Reproduce exactly the run of lines from the one containing "Recreate this image" through the one containing "NOTES = ['A". Pictures do not belong in the copy.

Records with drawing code
┏━━
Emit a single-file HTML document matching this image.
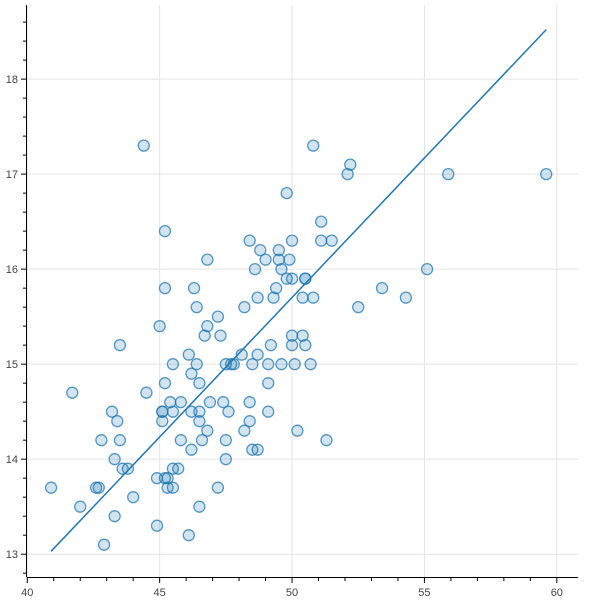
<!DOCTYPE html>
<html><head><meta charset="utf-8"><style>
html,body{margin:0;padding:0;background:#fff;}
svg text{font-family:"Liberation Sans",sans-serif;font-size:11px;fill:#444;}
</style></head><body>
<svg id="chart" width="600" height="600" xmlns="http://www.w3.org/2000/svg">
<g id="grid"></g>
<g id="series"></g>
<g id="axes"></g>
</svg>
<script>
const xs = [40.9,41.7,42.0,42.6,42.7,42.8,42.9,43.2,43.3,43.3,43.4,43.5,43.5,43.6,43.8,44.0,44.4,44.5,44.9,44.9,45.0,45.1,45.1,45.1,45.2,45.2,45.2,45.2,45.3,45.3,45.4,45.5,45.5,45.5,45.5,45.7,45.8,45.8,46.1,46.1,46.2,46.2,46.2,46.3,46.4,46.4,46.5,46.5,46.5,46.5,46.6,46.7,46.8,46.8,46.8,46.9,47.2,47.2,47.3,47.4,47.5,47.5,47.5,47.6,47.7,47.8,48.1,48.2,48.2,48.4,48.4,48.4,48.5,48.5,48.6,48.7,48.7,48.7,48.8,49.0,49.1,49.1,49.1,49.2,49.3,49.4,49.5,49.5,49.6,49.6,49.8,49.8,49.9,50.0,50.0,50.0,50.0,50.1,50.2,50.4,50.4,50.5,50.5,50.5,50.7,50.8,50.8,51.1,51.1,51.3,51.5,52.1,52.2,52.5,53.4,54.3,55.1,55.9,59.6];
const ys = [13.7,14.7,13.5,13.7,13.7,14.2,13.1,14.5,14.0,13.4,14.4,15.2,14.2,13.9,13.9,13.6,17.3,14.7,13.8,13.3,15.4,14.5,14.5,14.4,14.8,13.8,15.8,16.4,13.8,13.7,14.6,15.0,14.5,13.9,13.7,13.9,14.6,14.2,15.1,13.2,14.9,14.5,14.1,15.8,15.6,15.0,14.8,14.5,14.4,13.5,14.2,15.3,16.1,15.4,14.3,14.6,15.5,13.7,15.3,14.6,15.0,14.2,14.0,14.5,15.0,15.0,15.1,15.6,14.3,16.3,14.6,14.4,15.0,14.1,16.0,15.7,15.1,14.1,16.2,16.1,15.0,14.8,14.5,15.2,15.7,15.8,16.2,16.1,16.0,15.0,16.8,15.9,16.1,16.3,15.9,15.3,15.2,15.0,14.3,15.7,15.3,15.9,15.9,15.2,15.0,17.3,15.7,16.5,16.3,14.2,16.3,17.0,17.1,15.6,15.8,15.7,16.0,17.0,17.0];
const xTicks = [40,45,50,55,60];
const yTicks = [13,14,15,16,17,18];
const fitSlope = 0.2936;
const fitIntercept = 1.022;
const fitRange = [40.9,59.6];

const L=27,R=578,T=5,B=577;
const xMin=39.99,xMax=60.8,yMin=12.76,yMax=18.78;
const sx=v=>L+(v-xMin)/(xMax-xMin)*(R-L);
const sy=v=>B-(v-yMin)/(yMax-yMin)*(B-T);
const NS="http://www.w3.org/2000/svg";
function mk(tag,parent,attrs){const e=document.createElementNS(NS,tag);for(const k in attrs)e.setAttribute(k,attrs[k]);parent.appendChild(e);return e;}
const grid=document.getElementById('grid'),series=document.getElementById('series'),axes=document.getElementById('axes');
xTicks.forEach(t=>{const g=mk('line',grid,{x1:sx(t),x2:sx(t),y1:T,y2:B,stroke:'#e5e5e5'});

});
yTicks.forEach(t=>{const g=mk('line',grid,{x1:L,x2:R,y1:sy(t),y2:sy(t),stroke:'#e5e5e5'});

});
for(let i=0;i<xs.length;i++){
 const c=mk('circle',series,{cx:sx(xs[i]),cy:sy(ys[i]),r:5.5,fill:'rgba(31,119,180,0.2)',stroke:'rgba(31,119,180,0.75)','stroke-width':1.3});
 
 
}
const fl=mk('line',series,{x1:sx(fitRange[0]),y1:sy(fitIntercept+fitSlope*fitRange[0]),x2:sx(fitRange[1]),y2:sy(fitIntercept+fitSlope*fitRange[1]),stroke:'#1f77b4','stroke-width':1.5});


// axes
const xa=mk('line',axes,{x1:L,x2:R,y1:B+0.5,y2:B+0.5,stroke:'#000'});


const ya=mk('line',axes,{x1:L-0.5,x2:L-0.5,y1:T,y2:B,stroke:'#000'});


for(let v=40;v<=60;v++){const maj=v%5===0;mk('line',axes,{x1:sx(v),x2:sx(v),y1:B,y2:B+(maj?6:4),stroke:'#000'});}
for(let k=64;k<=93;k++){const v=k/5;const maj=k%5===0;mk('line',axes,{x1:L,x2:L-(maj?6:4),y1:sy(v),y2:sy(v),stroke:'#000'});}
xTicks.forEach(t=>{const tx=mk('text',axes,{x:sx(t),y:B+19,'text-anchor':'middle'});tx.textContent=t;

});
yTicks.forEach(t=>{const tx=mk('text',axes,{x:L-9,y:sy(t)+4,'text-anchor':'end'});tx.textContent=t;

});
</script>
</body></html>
┗━━
┏━━
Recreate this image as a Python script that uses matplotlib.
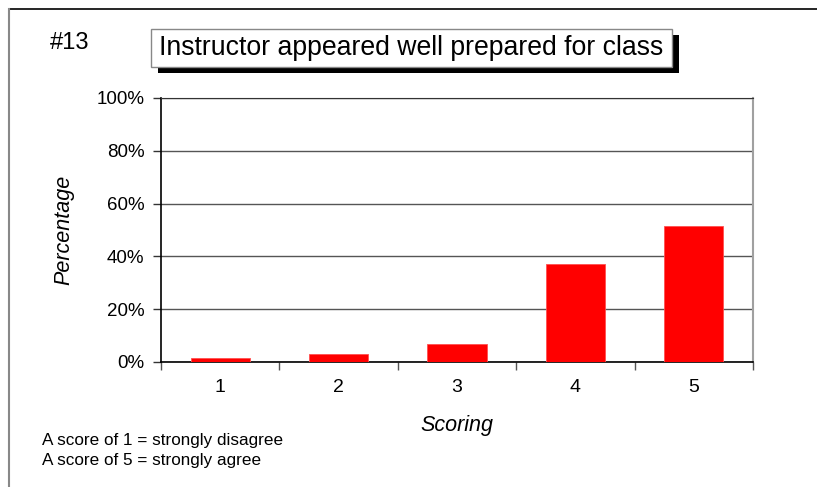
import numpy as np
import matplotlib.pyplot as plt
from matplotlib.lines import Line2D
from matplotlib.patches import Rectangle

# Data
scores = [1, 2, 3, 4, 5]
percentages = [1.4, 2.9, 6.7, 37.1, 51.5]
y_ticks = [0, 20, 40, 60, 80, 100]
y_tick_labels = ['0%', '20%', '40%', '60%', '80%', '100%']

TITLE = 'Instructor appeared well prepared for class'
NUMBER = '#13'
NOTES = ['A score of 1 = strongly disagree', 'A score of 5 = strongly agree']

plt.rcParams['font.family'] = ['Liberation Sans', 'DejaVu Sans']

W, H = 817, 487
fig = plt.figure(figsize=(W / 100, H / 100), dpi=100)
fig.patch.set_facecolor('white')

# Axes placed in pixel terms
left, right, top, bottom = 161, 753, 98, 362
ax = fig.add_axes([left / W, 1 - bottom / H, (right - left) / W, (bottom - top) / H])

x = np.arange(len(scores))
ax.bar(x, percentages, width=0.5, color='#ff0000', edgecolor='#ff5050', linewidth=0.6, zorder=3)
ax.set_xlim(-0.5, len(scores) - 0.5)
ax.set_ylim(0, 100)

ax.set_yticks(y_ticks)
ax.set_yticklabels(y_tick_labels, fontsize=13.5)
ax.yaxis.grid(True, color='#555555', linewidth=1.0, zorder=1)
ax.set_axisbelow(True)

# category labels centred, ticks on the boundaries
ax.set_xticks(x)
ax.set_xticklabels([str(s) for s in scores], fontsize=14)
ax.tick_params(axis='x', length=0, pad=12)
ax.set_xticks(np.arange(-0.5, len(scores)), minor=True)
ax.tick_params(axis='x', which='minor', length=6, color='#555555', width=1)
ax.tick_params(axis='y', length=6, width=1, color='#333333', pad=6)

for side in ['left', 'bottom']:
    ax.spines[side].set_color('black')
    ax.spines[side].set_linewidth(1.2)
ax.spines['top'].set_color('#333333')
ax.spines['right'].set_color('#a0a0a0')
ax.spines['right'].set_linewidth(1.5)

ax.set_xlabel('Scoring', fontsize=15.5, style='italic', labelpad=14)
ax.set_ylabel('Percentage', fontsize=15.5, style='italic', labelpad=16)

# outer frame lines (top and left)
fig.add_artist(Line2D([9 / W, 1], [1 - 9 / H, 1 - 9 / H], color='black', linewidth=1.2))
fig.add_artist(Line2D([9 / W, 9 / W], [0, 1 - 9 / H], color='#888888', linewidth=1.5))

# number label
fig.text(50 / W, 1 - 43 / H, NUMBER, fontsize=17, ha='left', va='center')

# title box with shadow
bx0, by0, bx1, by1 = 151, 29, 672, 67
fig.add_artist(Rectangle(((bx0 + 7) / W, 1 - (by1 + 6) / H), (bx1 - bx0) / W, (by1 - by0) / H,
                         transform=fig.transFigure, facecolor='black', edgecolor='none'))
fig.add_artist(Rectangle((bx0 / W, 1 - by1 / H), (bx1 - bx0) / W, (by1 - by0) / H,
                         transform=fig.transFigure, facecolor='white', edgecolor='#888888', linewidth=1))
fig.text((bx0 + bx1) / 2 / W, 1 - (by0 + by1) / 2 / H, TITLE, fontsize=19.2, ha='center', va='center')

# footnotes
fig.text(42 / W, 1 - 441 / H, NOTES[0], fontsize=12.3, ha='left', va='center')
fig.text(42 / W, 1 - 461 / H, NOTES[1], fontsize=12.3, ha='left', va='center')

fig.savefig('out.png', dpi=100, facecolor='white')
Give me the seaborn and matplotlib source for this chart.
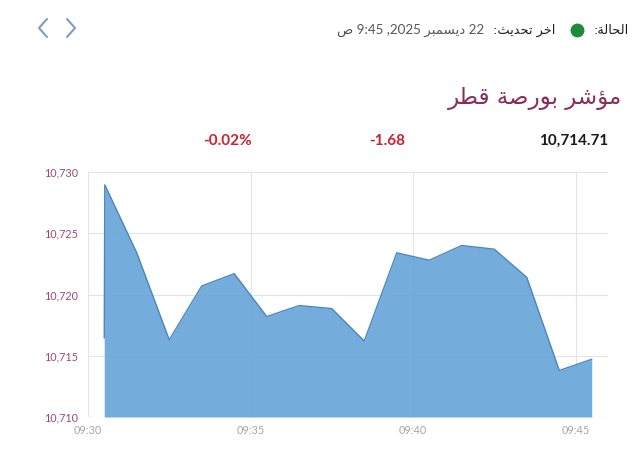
┗━━
Final result
Recreate this image as a Python script that uses matplotlib.
import numpy as np
import matplotlib.pyplot as plt
from matplotlib.lines import Line2D
from matplotlib.patches import Rectangle

# Data
scores = [1, 2, 3, 4, 5]
percentages = [1.4, 2.9, 6.7, 37.1, 51.5]
y_ticks = [0, 20, 40, 60, 80, 100]
y_tick_labels = ['0%', '20%', '40%', '60%', '80%', '100%']

TITLE = 'Instructor appeared well prepared for class'
NUMBER = '#13'
NOTES = ['A score of 1 = strongly disagree', 'A score of 5 = strongly agree']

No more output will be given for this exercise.